Gravity Hill Newsreels: Occupy Wall Street comprises Jem Cohen’s twelve-part series as a continuous and complete compilation. Cohen, who witnessed the New York occupation from day one, borrowed a digital camera and started gathering footage in subsequent weeks. Initially acting upon an instinctive impulse to document and be guided by the events of the movement through quiet participation, Cohen’s documentation took a more public and expansive form through an agreement with the IFC Center, a local movie theater.

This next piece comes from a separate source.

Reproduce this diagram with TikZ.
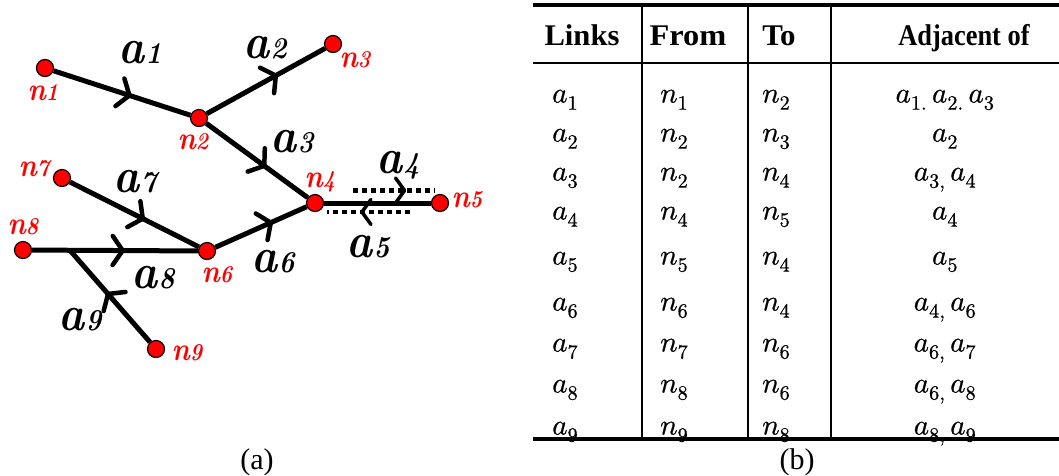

Mike Builds a Shelter is a performance comedy with apocalyptic overtones, a narrative extension of Smith's installation Government Approved Home Fallout Shelter/Snack Bar. In this darkly humorous morality play, Smith contrasts Mike's rural adventures in a pastoral landscape with his home fallout shelter. Throughout, the dual narratives are intercut with episodes of Mike's Show on cable, in which Mike's banal domestic activities are eagerly if passively received by living-room TV viewers.
Coyolxauhqui recasts the mythical dismemberment of the Aztec Moon goddess Coyolxauhqui by her brother Huitzilopochtli, the deity of war, the Sun and human sacrifice. The film is a poem of perception, one that unveils how contemporary Mexican femicide is linked to a patriarchal history with roots in deeper cultural constructs.
In the late 1960s Kim Jong Il guaranteed his succession as the Dear Leader of North Korea by adapting his father's Juche (pronounced choo-CHAY) philosophy to propaganda, film and art. Translated as self-reliance, Juche is a hybrid of Confucian and authoritarian Stalinist Pseudo-socialism. The film is about a South Korean video artist who comes to a North Korean art residency to help bring Juche cinema into the 21st Century.
E42 is a cinematic exploration of the area in Rome knows as the EUR, a modernist landscape that was originally designated by Mussolini as the the site of the World Fair of 1942 and as a celebration of the 20 year anniversary of Fascism. Originally designed as a monumental space for public performance and collective acts of solidarity to the Fascist regime, this landscape was in fact never inaugurated.
Habit is an autobiographical documentary that follows the current history of the AIDS epidemic along dual trajectories: the efforts of South Africa’s leading AIDS activist group, the Treatment Action Campaign, struggling to gain access to AIDS drugs and the daily routine of the videomaker, a veteran AIDS activist in the U.S. who has been living with AIDS for more than ten years.
The latest in Muntadas and Reese's series documenting the selling of the American presidency features political ads from the 1950s to ads from the 2012 campaigns, and highlights the development of the political strategy and marketing techniques of the TV campaign process.
In this video, Glennda and sex activist Chris Teen attend the opening of Dress Codes at Boston's Institute of Contemporary Art. They interview museum staff, artists, and other attendees to explore how an exhibition centered upon gender nonconformity will be received by both queer communities and the general public. Glennda and Chris Teen discuss the importance of visibility for marginalized communities, and tap into gender discourses as they existed in the early 1990s.